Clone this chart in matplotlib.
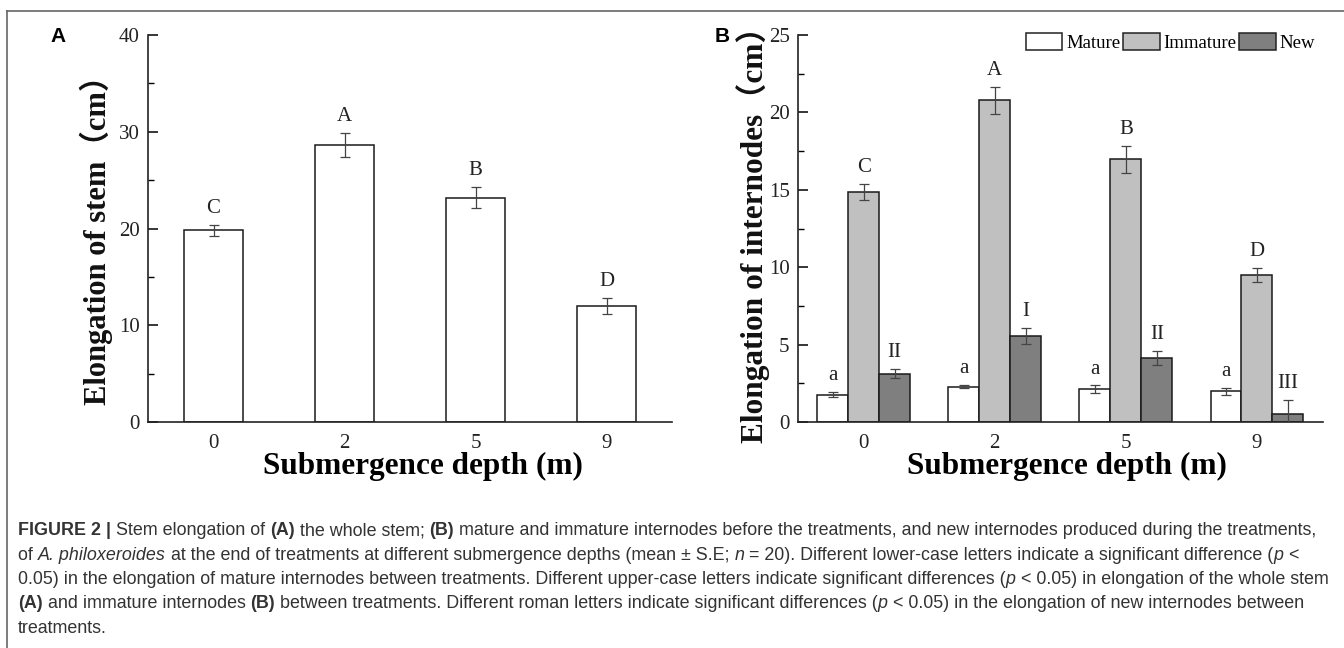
import matplotlib
matplotlib.use("Agg")
import matplotlib.pyplot as plt
import numpy as np
from matplotlib.lines import Line2D

# data
depths = ["0", "2", "5", "9"]

stem_mean = [19.8, 28.6, 23.2, 12.0]
stem_se = [0.55, 1.25, 1.1, 0.8]
stem_letters = ["C", "A", "B", "D"]

mature_mean = [1.77, 2.28, 2.11, 1.98]
mature_se = [0.18, 0.10, 0.25, 0.23]
mature_letters = ["a", "a", "a", "a"]

immature_mean = [14.85, 20.78, 16.96, 9.48]
immature_se = [0.52, 0.88, 0.86, 0.45]
immature_letters = ["C", "A", "B", "D"]

new_mean = [3.13, 5.54, 4.12, 0.50]
new_se = [0.28, 0.52, 0.47, 0.95]
new_letters = ["II", "I", "II", "III"]

SERIF = ["Liberation Serif", "Noto Sans CJK SC", "DejaVu Serif"]
SANS = "Liberation Sans"
W, H = 1344, 648


def style_axis(ax, ymax, major, minor, xlabel_x):
    ax.set_xlim(0.5, 4.5)
    ax.set_ylim(0, ymax)
    ax.set_yticks(np.arange(0, ymax + 0.1, major))
    ax.set_yticks(np.arange(minor, ymax, major), minor=True)
    ax.set_xticks(np.arange(1, 5))
    ax.set_xticklabels(depths)
    for s in ("top", "right"):
        ax.spines[s].set_visible(False)
    for s in ("left", "bottom"):
        ax.spines[s].set_linewidth(1.2)
        ax.spines[s].set_color("#222222")
    ax.tick_params(axis="y", which="major", direction="in", length=7, width=1.1, pad=6)
    ax.tick_params(axis="y", which="minor", direction="in", length=4, width=1.0)
    ax.tick_params(axis="x", length=0, pad=9)
    for lab in ax.get_xticklabels() + ax.get_yticklabels():
        lab.set_family(SERIF)
        lab.set_fontsize(15)
        lab.set_color("#222222")
    ax.set_xlabel("Submergence depth (m)", family=SERIF, fontsize=22.5,
                  fontweight="bold", va="top")
    ax.xaxis.set_label_coords(xlabel_x, -0.078)


def bars(ax, x, mean, se, letters, width, color, label=None):
    ax.bar(x, mean, width, color=color, edgecolor="#1a1a1a", linewidth=1.1,
           label=label, zorder=2)
    ax.errorbar(x, mean, yerr=se, fmt="none", ecolor="#444444", elinewidth=0.9,
                capsize=3.5, capthick=0.9, zorder=3)
    for xi, m, e, t in zip(x, mean, se, letters):
        ax.annotate(t, (xi, m + e), xytext=(0, 5), textcoords="offset points",
                    ha="center", va="bottom", family=SERIF, fontsize=15,
                    color="#222222")


fig = plt.figure(figsize=(W / 100, H / 100), dpi=100)

# panel A
axA = fig.add_axes([148 / W, 1 - 422 / H, 524 / W, 387 / H])
xA = np.arange(1, 5)
bars(axA, xA, stem_mean, stem_se, stem_letters, 0.45, "white")
style_axis(axA, 40, 10, 5, 0.525)

# panel B
axB = fig.add_axes([798 / W, 1 - 422 / H, 524.5 / W, 387 / H])
bw = 0.236
xB = np.arange(1, 5)
bars(axB, xB - bw, mature_mean, mature_se, mature_letters, bw, "white", "Mature")
bars(axB, xB, immature_mean, immature_se, immature_letters, bw, "#c0c0c0", "Immature")
bars(axB, xB + bw, new_mean, new_se, new_letters, bw, "#7f7f7f", "New")
style_axis(axB, 25, 5, 2.5, 0.513)
leg = axB.legend(loc="upper right", bbox_to_anchor=(1.0, 1.025), ncol=3, frameon=False,
                 prop={"family": SERIF, "size": 13.5}, handlelength=1.95,
                 handleheight=1.0, handletextpad=0.2, columnspacing=0.15,
                 borderaxespad=0.0)
for h in leg.legend_handles:
    h.set_edgecolor("#222222")

# y labels
fig.text(106 / W, 1 - 233 / H, "Elongation of stem（cm）", rotation=90,
         rotation_mode="anchor", ha="center", va="baseline", family=SERIF,
         fontsize=22, fontweight="bold", color="#111111")
fig.text(763 / W, 1 - 227 / H, "Elongation of internodes（cm）", rotation=90,
         rotation_mode="anchor", ha="center", va="baseline", family=SERIF,
         fontsize=22.5, fontweight="bold", color="#111111")

# panel letters
fig.text(50 / W, 1 - 37 / H, "A", family=SANS, fontweight="bold", fontsize=15,
         va="center", ha="left")
fig.text(715 / W, 1 - 37 / H, "B", family=SANS, fontweight="bold", fontsize=15,
         va="center", ha="left")

# frame lines
fig.add_artist(Line2D([7 / W, 1], [1 - 11 / H, 1 - 11 / H], color="#666666", lw=1.2))
fig.add_artist(Line2D([7 / W, 7 / W], [0, 1 - 11 / H], color="#666666", lw=1.2))

# caption, drawn piece by piece for mixed styles
caption = [
    [("FIGURE 2 | ", "bold", "normal"), ("Stem elongation of ", "normal", "normal"),
     ("(A)", "bold", "normal"), (" the whole stem; ", "normal", "normal"),
     ("(B)", "bold", "normal"),
     (" mature and immature internodes before the treatments, and new internodes produced during the treatments,", "normal", "normal")],
    [("of ", "normal", "normal"), ("A. philoxeroides", "normal", "italic"),
     (" at the end of treatments at different submergence depths (mean ± S.E; ", "normal", "normal"),
     ("n", "normal", "italic"),
     (" = 20). Different lower-case letters indicate a significant difference (", "normal", "normal"),
     ("p", "normal", "italic"), (" <", "normal", "normal")],
    [("0.05) in the elongation of mature internodes between treatments. Different upper-case letters indicate significant differences (", "normal", "normal"),
     ("p", "normal", "italic"), (" < 0.05) in elongation of the whole stem", "normal", "normal")],
    [("(A)", "bold", "normal"), (" and immature internodes ", "normal", "normal"),
     ("(B)", "bold", "normal"),
     (" between treatments. Different roman letters indicate significant differences (", "normal", "normal"),
     ("p", "normal", "italic"), (" < 0.05) in the elongation of new internodes between", "normal", "normal")],
    [("treatments.", "normal", "normal")],
]
renderer = fig.canvas.get_renderer()
base_y = 535
for i, line in enumerate(caption):
    x = 18
    y = base_y + i * 24.5
    for text, weight, style in line:
        t = fig.text(x / W, 1 - y / H, text, family=SANS, fontsize=12.9,
                     fontweight=weight, fontstyle=style, color="#333333",
                     ha="left", va="baseline")
        x += t.get_window_extent(renderer).width

fig.savefig("out.png", dpi=100)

Problem to solve: Reproduce every line above as written, skipping pictures.

Answer for this exercise:
Clone this chart in matplotlib.
import matplotlib
matplotlib.use("Agg")
import matplotlib.pyplot as plt
import numpy as np
from matplotlib.lines import Line2D

# data
depths = ["0", "2", "5", "9"]

stem_mean = [19.8, 28.6, 23.2, 12.0]
stem_se = [0.55, 1.25, 1.1, 0.8]
stem_letters = ["C", "A", "B", "D"]

mature_mean = [1.77, 2.28, 2.11, 1.98]
mature_se = [0.18, 0.10, 0.25, 0.23]
mature_letters = ["a", "a", "a", "a"]

immature_mean = [14.85, 20.78, 16.96, 9.48]
immature_se = [0.52, 0.88, 0.86, 0.45]
immature_letters = ["C", "A", "B", "D"]

new_mean = [3.13, 5.54, 4.12, 0.50]
new_se = [0.28, 0.52, 0.47, 0.95]
new_letters = ["II", "I", "II", "III"]

SERIF = ["Liberation Serif", "Noto Sans CJK SC", "DejaVu Serif"]
SANS = "Liberation Sans"
W, H = 1344, 648


def style_axis(ax, ymax, major, minor, xlabel_x):
    ax.set_xlim(0.5, 4.5)
    ax.set_ylim(0, ymax)
    ax.set_yticks(np.arange(0, ymax + 0.1, major))
    ax.set_yticks(np.arange(minor, ymax, major), minor=True)
    ax.set_xticks(np.arange(1, 5))
    ax.set_xticklabels(depths)
    for s in ("top", "right"):
        ax.spines[s].set_visible(False)
    for s in ("left", "bottom"):
        ax.spines[s].set_linewidth(1.2)
        ax.spines[s].set_color("#222222")
    ax.tick_params(axis="y", which="major", direction="in", length=7, width=1.1, pad=6)
    ax.tick_params(axis="y", which="minor", direction="in", length=4, width=1.0)
    ax.tick_params(axis="x", length=0, pad=9)
    for lab in ax.get_xticklabels() + ax.get_yticklabels():
        lab.set_family(SERIF)
        lab.set_fontsize(15)
        lab.set_color("#222222")
    ax.set_xlabel("Submergence depth (m)", family=SERIF, fontsize=22.5,
                  fontweight="bold", va="top")
    ax.xaxis.set_label_coords(xlabel_x, -0.078)


def bars(ax, x, mean, se, letters, width, color, label=None):
    ax.bar(x, mean, width, color=color, edgecolor="#1a1a1a", linewidth=1.1,
           label=label, zorder=2)
    ax.errorbar(x, mean, yerr=se, fmt="none", ecolor="#444444", elinewidth=0.9,
                capsize=3.5, capthick=0.9, zorder=3)
    for xi, m, e, t in zip(x, mean, se, letters):
        ax.annotate(t, (xi, m + e), xytext=(0, 5), textcoords="offset points",
                    ha="center", va="bottom", family=SERIF, fontsize=15,
                    color="#222222")


fig = plt.figure(figsize=(W / 100, H / 100), dpi=100)

# panel A
axA = fig.add_axes([148 / W, 1 - 422 / H, 524 / W, 387 / H])
xA = np.arange(1, 5)
bars(axA, xA, stem_mean, stem_se, stem_letters, 0.45, "white")
style_axis(axA, 40, 10, 5, 0.525)

# panel B
axB = fig.add_axes([798 / W, 1 - 422 / H, 524.5 / W, 387 / H])
bw = 0.236
xB = np.arange(1, 5)
bars(axB, xB - bw, mature_mean, mature_se, mature_letters, bw, "white", "Mature")
bars(axB, xB, immature_mean, immature_se, immature_letters, bw, "#c0c0c0", "Immature")
bars(axB, xB + bw, new_mean, new_se, new_letters, bw, "#7f7f7f", "New")
style_axis(axB, 25, 5, 2.5, 0.513)
leg = axB.legend(loc="upper right", bbox_to_anchor=(1.0, 1.025), ncol=3, frameon=False,
                 prop={"family": SERIF, "size": 13.5}, handlelength=1.95,
                 handleheight=1.0, handletextpad=0.2, columnspacing=0.15,
                 borderaxespad=0.0)
for h in leg.legend_handles:
    h.set_edgecolor("#222222")

# y labels
fig.text(106 / W, 1 - 233 / H, "Elongation of stem（cm）", rotation=90,
         rotation_mode="anchor", ha="center", va="baseline", family=SERIF,
         fontsize=22, fontweight="bold", color="#111111")
fig.text(763 / W, 1 - 227 / H, "Elongation of internodes（cm）", rotation=90,
         rotation_mode="anchor", ha="center", va="baseline", family=SERIF,
         fontsize=22.5, fontweight="bold", color="#111111")

# panel letters
fig.text(50 / W, 1 - 37 / H, "A", family=SANS, fontweight="bold", fontsize=15,
         va="center", ha="left")
fig.text(715 / W, 1 - 37 / H, "B", family=SANS, fontweight="bold", fontsize=15,
         va="center", ha="left")

# frame lines
fig.add_artist(Line2D([7 / W, 1], [1 - 11 / H, 1 - 11 / H], color="#666666", lw=1.2))
fig.add_artist(Line2D([7 / W, 7 / W], [0, 1 - 11 / H], color="#666666", lw=1.2))

# caption, drawn piece by piece for mixed styles
caption = [
    [("FIGURE 2 | ", "bold", "normal"), ("Stem elongation of ", "normal", "normal"),
     ("(A)", "bold", "normal"), (" the whole stem; ", "normal", "normal"),
     ("(B)", "bold", "normal"),
     (" mature and immature internodes before the treatments, and new internodes produced during the treatments,", "normal", "normal")],
    [("of ", "normal", "normal"), ("A. philoxeroides", "normal", "italic"),
     (" at the end of treatments at different submergence depths (mean ± S.E; ", "normal", "normal"),
     ("n", "normal", "italic"),
     (" = 20). Different lower-case letters indicate a significant difference (", "normal", "normal"),
     ("p", "normal", "italic"), (" <", "normal", "normal")],
    [("0.05) in the elongation of mature internodes between treatments. Different upper-case letters indicate significant differences (", "normal", "normal"),
     ("p", "normal", "italic"), (" < 0.05) in elongation of the whole stem", "normal", "normal")],
    [("(A)", "bold", "normal"), (" and immature internodes ", "normal", "normal"),
     ("(B)", "bold", "normal"),
     (" between treatments. Different roman letters indicate significant differences (", "normal", "normal"),
     ("p", "normal", "italic"), (" < 0.05) in the elongation of new internodes between", "normal", "normal")],
    [("treatments.", "normal", "normal")],
]
renderer = fig.canvas.get_renderer()
base_y = 535
for i, line in enumerate(caption):
    x = 18
    y = base_y + i * 24.5
    for text, weight, style in line:
        t = fig.text(x / W, 1 - y / H, text, family=SANS, fontsize=12.9,
                     fontweight=weight, fontstyle=style, color="#333333",
                     ha="left", va="baseline")
        x += t.get_window_extent(renderer).width

fig.savefig("out.png", dpi=100)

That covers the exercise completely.